** START OF INFORMATION SHOWN **

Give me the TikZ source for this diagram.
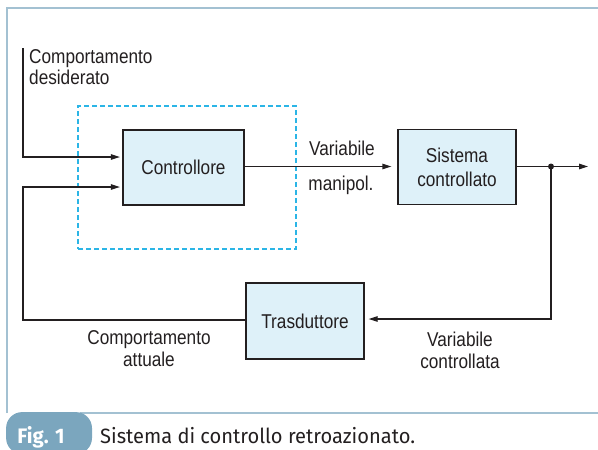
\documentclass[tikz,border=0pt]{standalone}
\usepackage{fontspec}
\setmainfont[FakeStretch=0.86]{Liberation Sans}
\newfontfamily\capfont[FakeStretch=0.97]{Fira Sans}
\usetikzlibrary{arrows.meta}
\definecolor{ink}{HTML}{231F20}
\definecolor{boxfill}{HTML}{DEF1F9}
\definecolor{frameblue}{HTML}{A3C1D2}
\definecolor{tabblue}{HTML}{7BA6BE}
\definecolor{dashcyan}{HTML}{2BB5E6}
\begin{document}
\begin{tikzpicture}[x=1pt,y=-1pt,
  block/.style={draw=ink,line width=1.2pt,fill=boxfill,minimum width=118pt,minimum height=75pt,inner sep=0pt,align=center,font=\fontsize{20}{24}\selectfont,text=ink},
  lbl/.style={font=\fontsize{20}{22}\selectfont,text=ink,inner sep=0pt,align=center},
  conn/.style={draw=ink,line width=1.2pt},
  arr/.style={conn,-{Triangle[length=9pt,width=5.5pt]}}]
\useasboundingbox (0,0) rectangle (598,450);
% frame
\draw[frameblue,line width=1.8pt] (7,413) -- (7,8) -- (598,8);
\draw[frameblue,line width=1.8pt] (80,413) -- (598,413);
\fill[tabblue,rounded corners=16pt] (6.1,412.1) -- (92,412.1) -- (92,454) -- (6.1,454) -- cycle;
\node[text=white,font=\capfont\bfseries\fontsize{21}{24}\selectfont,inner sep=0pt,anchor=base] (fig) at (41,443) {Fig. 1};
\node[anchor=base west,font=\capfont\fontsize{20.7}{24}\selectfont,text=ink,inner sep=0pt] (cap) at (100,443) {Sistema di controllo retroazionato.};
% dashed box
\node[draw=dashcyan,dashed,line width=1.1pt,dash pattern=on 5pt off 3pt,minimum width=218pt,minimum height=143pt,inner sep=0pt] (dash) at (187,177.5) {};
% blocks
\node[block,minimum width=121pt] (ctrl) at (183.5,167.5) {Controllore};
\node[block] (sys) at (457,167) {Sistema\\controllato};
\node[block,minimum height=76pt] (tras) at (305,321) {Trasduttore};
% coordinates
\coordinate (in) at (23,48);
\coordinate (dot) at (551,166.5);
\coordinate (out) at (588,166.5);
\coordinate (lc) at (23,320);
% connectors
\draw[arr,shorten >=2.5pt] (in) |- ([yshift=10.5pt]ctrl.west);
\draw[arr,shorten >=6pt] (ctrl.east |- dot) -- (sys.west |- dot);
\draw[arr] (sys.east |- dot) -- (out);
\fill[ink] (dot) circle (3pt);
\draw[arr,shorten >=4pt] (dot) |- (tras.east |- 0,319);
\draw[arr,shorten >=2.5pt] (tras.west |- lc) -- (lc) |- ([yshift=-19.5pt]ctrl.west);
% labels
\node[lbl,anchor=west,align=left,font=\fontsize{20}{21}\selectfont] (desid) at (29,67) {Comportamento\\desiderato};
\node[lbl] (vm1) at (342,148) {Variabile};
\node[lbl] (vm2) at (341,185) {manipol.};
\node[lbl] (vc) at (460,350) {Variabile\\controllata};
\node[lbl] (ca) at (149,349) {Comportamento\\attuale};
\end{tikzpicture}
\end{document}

** END OF INFORMATION SHOWN **

_AIM_
The material above must be printed exactly, with its pictures left out.

_REPLY TO THE EXERCISE_
Give me the TikZ source for this diagram.
\documentclass[tikz,border=0pt]{standalone}
\usepackage{fontspec}
\setmainfont[FakeStretch=0.86]{Liberation Sans}
\newfontfamily\capfont[FakeStretch=0.97]{Fira Sans}
\usetikzlibrary{arrows.meta}
\definecolor{ink}{HTML}{231F20}
\definecolor{boxfill}{HTML}{DEF1F9}
\definecolor{frameblue}{HTML}{A3C1D2}
\definecolor{tabblue}{HTML}{7BA6BE}
\definecolor{dashcyan}{HTML}{2BB5E6}
\begin{document}
\begin{tikzpicture}[x=1pt,y=-1pt,
  block/.style={draw=ink,line width=1.2pt,fill=boxfill,minimum width=118pt,minimum height=75pt,inner sep=0pt,align=center,font=\fontsize{20}{24}\selectfont,text=ink},
  lbl/.style={font=\fontsize{20}{22}\selectfont,text=ink,inner sep=0pt,align=center},
  conn/.style={draw=ink,line width=1.2pt},
  arr/.style={conn,-{Triangle[length=9pt,width=5.5pt]}}]
\useasboundingbox (0,0) rectangle (598,450);
% frame
\draw[frameblue,line width=1.8pt] (7,413) -- (7,8) -- (598,8);
\draw[frameblue,line width=1.8pt] (80,413) -- (598,413);
\fill[tabblue,rounded corners=16pt] (6.1,412.1) -- (92,412.1) -- (92,454) -- (6.1,454) -- cycle;
\node[text=white,font=\capfont\bfseries\fontsize{21}{24}\selectfont,inner sep=0pt,anchor=base] (fig) at (41,443) {Fig. 1};
\node[anchor=base west,font=\capfont\fontsize{20.7}{24}\selectfont,text=ink,inner sep=0pt] (cap) at (100,443) {Sistema di controllo retroazionato.};
% dashed box
\node[draw=dashcyan,dashed,line width=1.1pt,dash pattern=on 5pt off 3pt,minimum width=218pt,minimum height=143pt,inner sep=0pt] (dash) at (187,177.5) {};
% blocks
\node[block,minimum width=121pt] (ctrl) at (183.5,167.5) {Controllore};
\node[block] (sys) at (457,167) {Sistema\\controllato};
\node[block,minimum height=76pt] (tras) at (305,321) {Trasduttore};
% coordinates
\coordinate (in) at (23,48);
\coordinate (dot) at (551,166.5);
\coordinate (out) at (588,166.5);
\coordinate (lc) at (23,320);
% connectors
\draw[arr,shorten >=2.5pt] (in) |- ([yshift=10.5pt]ctrl.west);
\draw[arr,shorten >=6pt] (ctrl.east |- dot) -- (sys.west |- dot);
\draw[arr] (sys.east |- dot) -- (out);
\fill[ink] (dot) circle (3pt);
\draw[arr,shorten >=4pt] (dot) |- (tras.east |- 0,319);
\draw[arr,shorten >=2.5pt] (tras.west |- lc) -- (lc) |- ([yshift=-19.5pt]ctrl.west);
% labels
\node[lbl,anchor=west,align=left,font=\fontsize{20}{21}\selectfont] (desid) at (29,67) {Comportamento\\desiderato};
\node[lbl] (vm1) at (342,148) {Variabile};
\node[lbl] (vm2) at (341,185) {manipol.};
\node[lbl] (vc) at (460,350) {Variabile\\controllata};
\node[lbl] (ca) at (149,349) {Comportamento\\attuale};
\end{tikzpicture}
\end{document}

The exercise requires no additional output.